ECLI:NL:HR:2006:AY9711
Hoge Raad
- Cassatie
- H.A.M. Aaftink
- A.M.J. van Buchem-Spapens
- F.B. Bakels
- W.D.H. Asser
- Rechtspraak.nl
Aansprakelijkheid van bestuurders van een bemiddelende vennootschap in een geschil over misleidende prognoses en onttrekking van onderhoudsgelden
In deze zaak gaat het om de aansprakelijkheid van de bestuurder van een bemiddelende vennootschap in een geschil dat voortvloeit uit de cedering van vorderingen door gedupeerden van een teakplantage in Costa Rica aan een stichting. De stichting, eiseres tot cassatie, heeft de bestuurder van de bemiddelende vennootschap aangeklaagd wegens zijn hoofdelijke aansprakelijkheid voor de schade die de gedupeerden hebben geleden. De schade is ontstaan door een misleidend hoge prognose van de houtopbrengst en de onttrekking van onderhoudsgelden aan het trustfonds dat de belegde units onderhield. De zaak begint met een dagvaarding op 22 december 2000, waarbij de stichting de bestuurder en Bosque Teca Verde S.A. (BTV) voor de rechtbank te 's-Gravenhage heeft gedaagd. De rechtbank heeft op 14 mei 2003 de vorderingen tegen BTV toegewezen, maar de vorderingen tegen de bestuurder afgewezen.
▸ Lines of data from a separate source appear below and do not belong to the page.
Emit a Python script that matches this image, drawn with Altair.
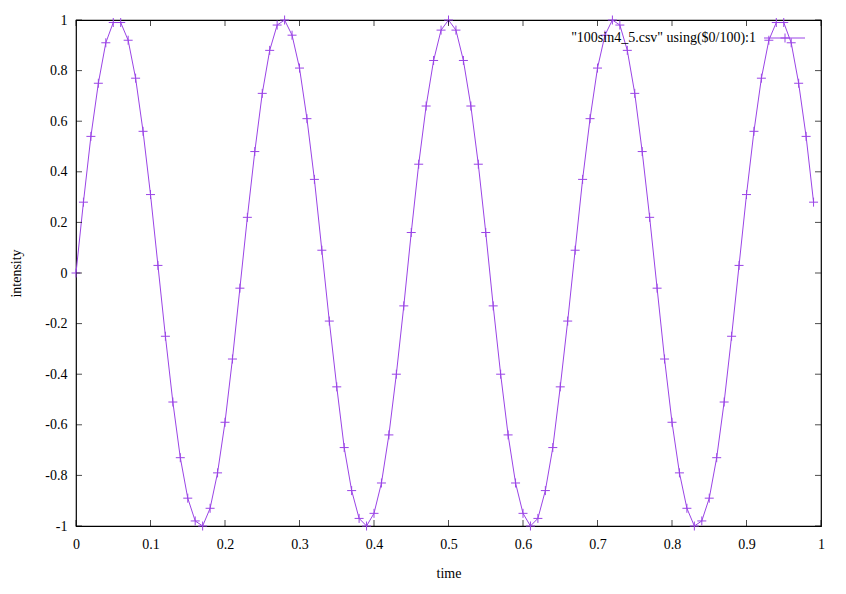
import altair as alt
import pandas as pd

# x = row index / 100, y = intensity
time = [i / 100 for i in range(100)]
intensity = [
    0.00, 0.28, 0.54, 0.75, 0.91, 0.99, 0.99, 0.92, 0.77, 0.56,
    0.31, 0.03, -0.25, -0.51, -0.73, -0.89, -0.98, -1.00, -0.93, -0.79,
    -0.59, -0.34, -0.06, 0.22, 0.48, 0.71, 0.88, 0.98, 1.00, 0.94,
    0.81, 0.61, 0.37, 0.09, -0.19, -0.45, -0.69, -0.86, -0.97, -1.00,
    -0.95, -0.83, -0.64, -0.40, -0.13, 0.16, 0.43, 0.66, 0.84, 0.96,
    1.00, 0.96, 0.84, 0.66, 0.43, 0.16, -0.13, -0.40, -0.64, -0.83,
    -0.95, -1.00, -0.97, -0.86, -0.69, -0.45, -0.19, 0.09, 0.37, 0.61,
    0.81, 0.94, 1.00, 0.98, 0.88, 0.71, 0.48, 0.22, -0.06, -0.34,
    -0.59, -0.79, -0.93, -1.00, -0.98, -0.89, -0.73, -0.51, -0.25, 0.03,
    0.31, 0.56, 0.77, 0.92, 0.99, 0.99, 0.91, 0.75, 0.54, 0.28,
]
x_ticks = [0, 0.1, 0.2, 0.3, 0.4, 0.5, 0.6, 0.7, 0.8, 0.9, 1]
y_ticks = [-1, -0.8, -0.6, -0.4, -0.2, 0, 0.2, 0.4, 0.6, 0.8, 1]
legend_label = '"100sin4_5.csv" using($0/100):1'

W, H = 745, 506
COLOR = "#9a44e6"
FONT = "Liberation Serif"
FS = 14
PLUS = "M-1,0L1,0M0,-1L0,1"

df = pd.DataFrame({"time": time, "intensity": intensity})
xt = pd.DataFrame({"v": x_ticks})
yt = pd.DataFrame({"v": y_ticks})

xscale = alt.Scale(domain=[0, 1], nice=False, zero=False)
yscale = alt.Scale(domain=[-1, 1], nice=False, zero=False)

xaxis = alt.Axis(values=x_ticks, ticks=False, domain=False, grid=False,
                 labelExpr="'' + datum.value", labelPadding=11,
                 title="time", titlePadding=15, labelFlush=False,
                 labelFont=FONT, labelFontSize=FS, labelColor="black",
                 titleFont=FONT, titleFontSize=FS, titleColor="black",
                 titleFontWeight="normal")
yaxis = alt.Axis(values=y_ticks, ticks=False, domain=False, grid=False,
                 labelExpr="'' + datum.value", labelPadding=9,
                 title="intensity", titlePadding=21,
                 labelFont=FONT, labelFontSize=FS, labelColor="black",
                 titleFont=FONT, titleFontSize=FS, titleColor="black",
                 titleFontWeight="normal")

line = alt.Chart(df).mark_line(color=COLOR, strokeWidth=1).encode(
    x=alt.X("time:Q", scale=xscale, axis=xaxis),
    y=alt.Y("intensity:Q", scale=yscale, axis=yaxis),
)
pts = alt.Chart(df).mark_point(shape=PLUS, size=81, filled=False,
                               color=COLOR, strokeWidth=1, opacity=1).encode(
    x=alt.X("time:Q", scale=xscale),
    y=alt.Y("intensity:Q", scale=yscale),
)

tick_style = dict(color="black", thickness=1, size=6)
xt_bottom = alt.Chart(xt).mark_tick(orient="vertical", **tick_style).encode(
    x=alt.X("v:Q", scale=xscale), y=alt.value(H - 3))
xt_top = alt.Chart(xt).mark_tick(orient="vertical", **tick_style).encode(
    x=alt.X("v:Q", scale=xscale), y=alt.value(3))
yt_left = alt.Chart(yt).mark_tick(orient="horizontal", **tick_style).encode(
    y=alt.Y("v:Q", scale=yscale), x=alt.value(3))
yt_right = alt.Chart(yt).mark_tick(orient="horizontal", **tick_style).encode(
    y=alt.Y("v:Q", scale=yscale), x=alt.value(W - 3))

leg_df = pd.DataFrame({"label": [legend_label]})
leg_text = alt.Chart(leg_df).mark_text(align="right", baseline="middle",
                                       font=FONT, fontSize=FS, color="black").encode(
    text="label:N", x=alt.value(680), y=alt.value(18))
leg_line = alt.Chart(leg_df).mark_rule(color=COLOR, strokeWidth=1).encode(
    x=alt.value(688), x2=alt.value(729), y=alt.value(18))
leg_pt = alt.Chart(leg_df).mark_point(shape=PLUS, size=81, filled=False,
                                      color=COLOR, strokeWidth=1, opacity=1).encode(
    x=alt.value(709), y=alt.value(18))

chart = alt.layer(line, pts, xt_bottom, xt_top, yt_left, yt_right,
                  leg_text, leg_line, leg_pt).properties(
    width=W, height=H,
    background="white",
    autosize=alt.AutoSizeParams(type="none"),
    padding={"left": 68, "top": 12, "right": 10, "bottom": 60},
).configure_view(stroke="black", strokeWidth=1.2)

chart.save("out.html", embed_options={"renderer": "svg", "actions": False})
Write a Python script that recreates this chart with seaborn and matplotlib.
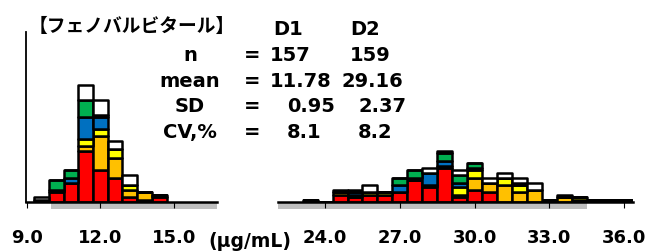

Hierop heeft de stichting hoger beroep ingesteld bij het gerechtshof te 's-Gravenhage, dat op 22 november 2005 het vonnis van de rechtbank heeft bekrachtigd. Tegen dit arrest heeft de stichting cassatie ingesteld. De Hoge Raad heeft het beroep in cassatie verworpen, waarbij de kosten van het geding in cassatie zijn toegewezen aan de verweerder. De Hoge Raad oordeelt dat de klachten in het cassatiemiddel niet tot cassatie kunnen leiden, omdat zij geen rechtsvragen in het belang van de rechtseenheid of rechtsontwikkeling oproepen. De uitspraak is gedaan op 3 november 2006.